L’idea di lavorare all’Otello di Shakespeare nasce quindici anni fa da un articolo letto su un quotidiano. Un uomo, accecato da una folle gelosia, uccide sua moglie e poi si suicida. È allo stesso tempo la sinossi di una delle opere teatrali più famose nel mondo e triste cronaca dei nostri giorni. Da lì è partita una lunga ricerca per pensare un adattamento contemporaneo che fosse il più possibile rispettoso dell’originale. Dal confronto tra le numerose traduzioni italiane della tragedia, fatte in epoche diverse, è maturata la convinzione che per restituire la ‘parola’ di Shakespeare, il dialetto (romano e napoletano) fosse paradossalmente il più vicino a rappresentare la forza di quel linguaggio. Un lavoro di traduzione che è durato molti anni e mi ha permesso di filmare Otello senza ‘toccare’ il testo che è stato, tranne per i tagli necessari, integralmente riportato.

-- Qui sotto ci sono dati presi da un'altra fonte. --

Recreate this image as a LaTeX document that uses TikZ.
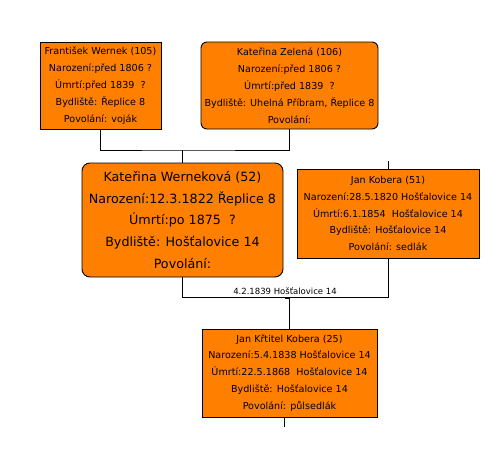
\documentclass[tikz,border=0pt]{standalone}
\usepackage{fontspec}
\setmainfont{DejaVu Sans}
\definecolor{rodorange}{RGB}{255,128,0}
\tikzset{
  osoba/.style={draw=black, fill=rodorange, line width=0.9pt, inner sep=0pt, align=center,
    font=\fontsize{9.6}{16.9}\selectfont},
  osobar/.style={osoba, rounded corners=6pt},
  vazba/.style={line width=0.9pt},
}

\begin{document}
\begin{tikzpicture}[x=1pt, y=-1pt]
		\useasboundingbox (0, 0) rectangle (499, 458);
		% rodice nevesty
		\node [osoba, minimum width=121pt, minimum height=87pt] (wernek) at (100.5, 85.5)
			{František Wernek (105)\\Narození:před 1806 ?\\Úmrtí:před 1839 ~?\\Bydliště: Řeplice 8\\Povolání: voják};
		\node [osobar, minimum width=177pt, minimum height=87pt] (zelena) at (289.5, 85.5)
			{Kateřina Zelená (106)\\Narození:před 1806 ?\\Úmrtí:před 1839 ~?\\Bydliště: Uhelná Příbram, Řeplice 8\\Povolání:};
		% manzele
		\node [osobar, rounded corners=8pt, minimum width=201pt, minimum height=114pt,
			font=\fontsize{12.7}{21.7}\selectfont] (wernekova) at (182.5, 220)
			{Kateřina Werneková (52)\\Narození:12.3.1822 Řeplice 8\\Úmrtí:po 1875 ~?\\Bydliště: Hošťalovice 14\\Povolání:};
		\node [osoba, minimum width=182pt, minimum height=89pt] (kobera) at (388, 213.5)
			{Jan Kobera (51)\\Narození:28.5.1820 Hošťalovice 14\\Úmrtí:6.1.1854 ~Hošťalovice 14\\Bydliště: Hošťalovice 14\\Povolání: sedlák};
		% dite
		\node [osoba, minimum width=175pt, minimum height=88pt] (krtitel) at (289.5, 373)
			{Jan Křtitel Kobera (25)\\Narození:5.4.1838 Hošťalovice 14\\Úmrtí:22.5.1868 ~Hošťalovice 14\\Bydliště: Hošťalovice 14\\Povolání: půlsedlák};
		% spojnice rodicu
		\coordinate (rodice) at (182.5, 150);
		\draw [vazba] (wernek.south) |- (rodice) -| (zelena.south);
		\draw [vazba] (rodice) -- (wernekova.north);
		\coordinate (koberaRodice) at (388, 161);
		\draw [vazba] (koberaRodice) -- (kobera.north);
		% snatek
		\coordinate (snatek) at (388, 297);
		\draw [vazba] (wernekova.south) |- (snatek) -- (kobera.south);
		\node [font=\fontsize{8.5}{10}\selectfont] (datum) at (285, 291.5) {4.2.1839 Hošťalovice 14};
		\coordinate (dite) at (285, 298);
		\draw [vazba] (dite) -| (krtitel.north);
		\coordinate (potomci) at (284, 427);
		\draw [vazba] (krtitel.south -| potomci) -- (potomci);
	\end{tikzpicture}
\end{document}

Razzismo, violenza, invidia sociale, maschilismo, femminicidio, un’indagine sul male di una modernità sconcertante per una drammaturgia che ha più di 400 anni.
Racchiusa nella frase di Iago che più di tutte suggerisce la profondità dell’analisi psicologica che questo testo opera sui suoi personaggi e ancora su di noi indagando nelle nostre contraddizioni. E che dà il titolo a questo film. “Non sono quello che sono”.